"""
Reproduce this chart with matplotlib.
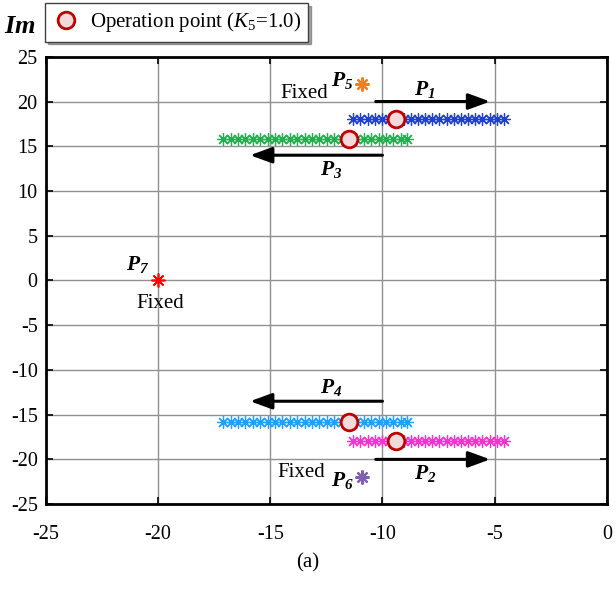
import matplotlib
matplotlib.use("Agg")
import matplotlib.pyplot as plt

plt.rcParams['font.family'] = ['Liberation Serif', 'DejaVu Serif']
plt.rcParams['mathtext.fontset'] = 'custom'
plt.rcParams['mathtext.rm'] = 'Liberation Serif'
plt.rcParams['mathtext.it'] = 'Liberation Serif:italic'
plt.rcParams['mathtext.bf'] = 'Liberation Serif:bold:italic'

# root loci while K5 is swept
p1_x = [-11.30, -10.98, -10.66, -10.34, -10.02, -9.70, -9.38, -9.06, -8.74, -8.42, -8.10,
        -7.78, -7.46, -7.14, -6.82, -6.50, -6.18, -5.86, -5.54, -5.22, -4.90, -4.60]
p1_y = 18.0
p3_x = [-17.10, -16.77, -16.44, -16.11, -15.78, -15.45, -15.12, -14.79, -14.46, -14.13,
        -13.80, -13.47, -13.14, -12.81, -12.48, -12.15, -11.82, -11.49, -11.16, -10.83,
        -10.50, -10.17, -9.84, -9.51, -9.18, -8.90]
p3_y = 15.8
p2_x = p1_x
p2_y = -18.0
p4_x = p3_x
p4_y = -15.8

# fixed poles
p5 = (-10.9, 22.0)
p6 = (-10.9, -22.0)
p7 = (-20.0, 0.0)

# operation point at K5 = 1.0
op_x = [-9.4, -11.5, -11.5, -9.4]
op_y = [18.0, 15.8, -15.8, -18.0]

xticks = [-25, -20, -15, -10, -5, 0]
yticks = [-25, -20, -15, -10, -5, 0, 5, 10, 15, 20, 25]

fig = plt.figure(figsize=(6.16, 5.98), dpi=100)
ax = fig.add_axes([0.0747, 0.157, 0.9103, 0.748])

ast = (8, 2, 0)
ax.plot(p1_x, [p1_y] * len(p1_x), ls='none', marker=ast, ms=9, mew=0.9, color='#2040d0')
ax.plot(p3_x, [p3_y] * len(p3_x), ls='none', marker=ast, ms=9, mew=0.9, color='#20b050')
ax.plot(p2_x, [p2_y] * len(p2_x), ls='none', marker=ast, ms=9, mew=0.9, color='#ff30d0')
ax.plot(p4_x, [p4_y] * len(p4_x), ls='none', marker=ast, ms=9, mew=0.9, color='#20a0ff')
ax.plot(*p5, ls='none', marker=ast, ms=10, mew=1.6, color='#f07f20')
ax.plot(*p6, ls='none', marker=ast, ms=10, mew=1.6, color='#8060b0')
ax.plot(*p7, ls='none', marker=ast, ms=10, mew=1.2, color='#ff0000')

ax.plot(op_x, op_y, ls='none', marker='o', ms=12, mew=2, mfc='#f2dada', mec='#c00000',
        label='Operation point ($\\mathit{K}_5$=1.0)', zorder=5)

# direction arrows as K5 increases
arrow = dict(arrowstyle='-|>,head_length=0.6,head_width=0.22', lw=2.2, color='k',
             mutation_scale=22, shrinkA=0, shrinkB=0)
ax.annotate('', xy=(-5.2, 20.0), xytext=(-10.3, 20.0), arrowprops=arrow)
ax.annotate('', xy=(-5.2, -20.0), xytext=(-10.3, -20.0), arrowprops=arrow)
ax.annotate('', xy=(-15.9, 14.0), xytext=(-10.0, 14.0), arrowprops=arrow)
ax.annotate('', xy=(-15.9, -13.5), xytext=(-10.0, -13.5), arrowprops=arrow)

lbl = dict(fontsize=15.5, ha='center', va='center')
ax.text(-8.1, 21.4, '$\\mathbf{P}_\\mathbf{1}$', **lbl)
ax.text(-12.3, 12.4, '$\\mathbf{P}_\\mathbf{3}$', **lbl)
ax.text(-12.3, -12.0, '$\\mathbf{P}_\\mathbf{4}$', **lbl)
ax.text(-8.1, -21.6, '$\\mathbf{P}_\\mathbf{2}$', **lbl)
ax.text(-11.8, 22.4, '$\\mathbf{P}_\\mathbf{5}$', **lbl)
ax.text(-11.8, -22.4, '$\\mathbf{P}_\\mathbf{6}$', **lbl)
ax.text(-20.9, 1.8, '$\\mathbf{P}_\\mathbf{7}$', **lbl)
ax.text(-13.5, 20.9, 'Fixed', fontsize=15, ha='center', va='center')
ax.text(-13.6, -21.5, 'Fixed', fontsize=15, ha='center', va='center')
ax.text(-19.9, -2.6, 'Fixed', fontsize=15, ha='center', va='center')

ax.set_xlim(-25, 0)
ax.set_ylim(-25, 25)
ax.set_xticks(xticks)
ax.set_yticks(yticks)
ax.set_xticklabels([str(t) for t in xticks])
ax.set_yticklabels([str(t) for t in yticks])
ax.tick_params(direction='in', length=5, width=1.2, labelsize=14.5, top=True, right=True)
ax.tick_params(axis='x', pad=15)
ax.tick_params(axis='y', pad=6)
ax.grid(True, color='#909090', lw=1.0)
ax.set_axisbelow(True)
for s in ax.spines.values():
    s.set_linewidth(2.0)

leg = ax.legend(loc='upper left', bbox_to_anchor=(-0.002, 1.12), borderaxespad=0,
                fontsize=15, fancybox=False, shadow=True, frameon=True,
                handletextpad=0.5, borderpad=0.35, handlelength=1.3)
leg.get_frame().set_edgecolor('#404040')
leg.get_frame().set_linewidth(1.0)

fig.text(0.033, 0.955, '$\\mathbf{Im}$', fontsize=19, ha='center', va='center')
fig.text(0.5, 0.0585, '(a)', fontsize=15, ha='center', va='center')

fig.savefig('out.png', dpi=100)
"""
Exercise aim -
Ignore the images and quote every line of the listing exactly.

Solution for this exercise -
Reproduce this chart with matplotlib.
import matplotlib
matplotlib.use("Agg")
import matplotlib.pyplot as plt

plt.rcParams['font.family'] = ['Liberation Serif', 'DejaVu Serif']
plt.rcParams['mathtext.fontset'] = 'custom'
plt.rcParams['mathtext.rm'] = 'Liberation Serif'
plt.rcParams['mathtext.it'] = 'Liberation Serif:italic'
plt.rcParams['mathtext.bf'] = 'Liberation Serif:bold:italic'

# root loci while K5 is swept
p1_x = [-11.30, -10.98, -10.66, -10.34, -10.02, -9.70, -9.38, -9.06, -8.74, -8.42, -8.10,
        -7.78, -7.46, -7.14, -6.82, -6.50, -6.18, -5.86, -5.54, -5.22, -4.90, -4.60]
p1_y = 18.0
p3_x = [-17.10, -16.77, -16.44, -16.11, -15.78, -15.45, -15.12, -14.79, -14.46, -14.13,
        -13.80, -13.47, -13.14, -12.81, -12.48, -12.15, -11.82, -11.49, -11.16, -10.83,
        -10.50, -10.17, -9.84, -9.51, -9.18, -8.90]
p3_y = 15.8
p2_x = p1_x
p2_y = -18.0
p4_x = p3_x
p4_y = -15.8

# fixed poles
p5 = (-10.9, 22.0)
p6 = (-10.9, -22.0)
p7 = (-20.0, 0.0)

# operation point at K5 = 1.0
op_x = [-9.4, -11.5, -11.5, -9.4]
op_y = [18.0, 15.8, -15.8, -18.0]

xticks = [-25, -20, -15, -10, -5, 0]
yticks = [-25, -20, -15, -10, -5, 0, 5, 10, 15, 20, 25]

fig = plt.figure(figsize=(6.16, 5.98), dpi=100)
ax = fig.add_axes([0.0747, 0.157, 0.9103, 0.748])

ast = (8, 2, 0)
ax.plot(p1_x, [p1_y] * len(p1_x), ls='none', marker=ast, ms=9, mew=0.9, color='#2040d0')
ax.plot(p3_x, [p3_y] * len(p3_x), ls='none', marker=ast, ms=9, mew=0.9, color='#20b050')
ax.plot(p2_x, [p2_y] * len(p2_x), ls='none', marker=ast, ms=9, mew=0.9, color='#ff30d0')
ax.plot(p4_x, [p4_y] * len(p4_x), ls='none', marker=ast, ms=9, mew=0.9, color='#20a0ff')
ax.plot(*p5, ls='none', marker=ast, ms=10, mew=1.6, color='#f07f20')
ax.plot(*p6, ls='none', marker=ast, ms=10, mew=1.6, color='#8060b0')
ax.plot(*p7, ls='none', marker=ast, ms=10, mew=1.2, color='#ff0000')

ax.plot(op_x, op_y, ls='none', marker='o', ms=12, mew=2, mfc='#f2dada', mec='#c00000',
        label='Operation point ($\\mathit{K}_5$=1.0)', zorder=5)

# direction arrows as K5 increases
arrow = dict(arrowstyle='-|>,head_length=0.6,head_width=0.22', lw=2.2, color='k',
             mutation_scale=22, shrinkA=0, shrinkB=0)
ax.annotate('', xy=(-5.2, 20.0), xytext=(-10.3, 20.0), arrowprops=arrow)
ax.annotate('', xy=(-5.2, -20.0), xytext=(-10.3, -20.0), arrowprops=arrow)
ax.annotate('', xy=(-15.9, 14.0), xytext=(-10.0, 14.0), arrowprops=arrow)
ax.annotate('', xy=(-15.9, -13.5), xytext=(-10.0, -13.5), arrowprops=arrow)

lbl = dict(fontsize=15.5, ha='center', va='center')
ax.text(-8.1, 21.4, '$\\mathbf{P}_\\mathbf{1}$', **lbl)
ax.text(-12.3, 12.4, '$\\mathbf{P}_\\mathbf{3}$', **lbl)
ax.text(-12.3, -12.0, '$\\mathbf{P}_\\mathbf{4}$', **lbl)
ax.text(-8.1, -21.6, '$\\mathbf{P}_\\mathbf{2}$', **lbl)
ax.text(-11.8, 22.4, '$\\mathbf{P}_\\mathbf{5}$', **lbl)
ax.text(-11.8, -22.4, '$\\mathbf{P}_\\mathbf{6}$', **lbl)
ax.text(-20.9, 1.8, '$\\mathbf{P}_\\mathbf{7}$', **lbl)
ax.text(-13.5, 20.9, 'Fixed', fontsize=15, ha='center', va='center')
ax.text(-13.6, -21.5, 'Fixed', fontsize=15, ha='center', va='center')
ax.text(-19.9, -2.6, 'Fixed', fontsize=15, ha='center', va='center')

ax.set_xlim(-25, 0)
ax.set_ylim(-25, 25)
ax.set_xticks(xticks)
ax.set_yticks(yticks)
ax.set_xticklabels([str(t) for t in xticks])
ax.set_yticklabels([str(t) for t in yticks])
ax.tick_params(direction='in', length=5, width=1.2, labelsize=14.5, top=True, right=True)
ax.tick_params(axis='x', pad=15)
ax.tick_params(axis='y', pad=6)
ax.grid(True, color='#909090', lw=1.0)
ax.set_axisbelow(True)
for s in ax.spines.values():
    s.set_linewidth(2.0)

leg = ax.legend(loc='upper left', bbox_to_anchor=(-0.002, 1.12), borderaxespad=0,
                fontsize=15, fancybox=False, shadow=True, frameon=True,
                handletextpad=0.5, borderpad=0.35, handlelength=1.3)
leg.get_frame().set_edgecolor('#404040')
leg.get_frame().set_linewidth(1.0)

fig.text(0.033, 0.955, '$\\mathbf{Im}$', fontsize=19, ha='center', va='center')
fig.text(0.5, 0.0585, '(a)', fontsize=15, ha='center', va='center')

fig.savefig('out.png', dpi=100)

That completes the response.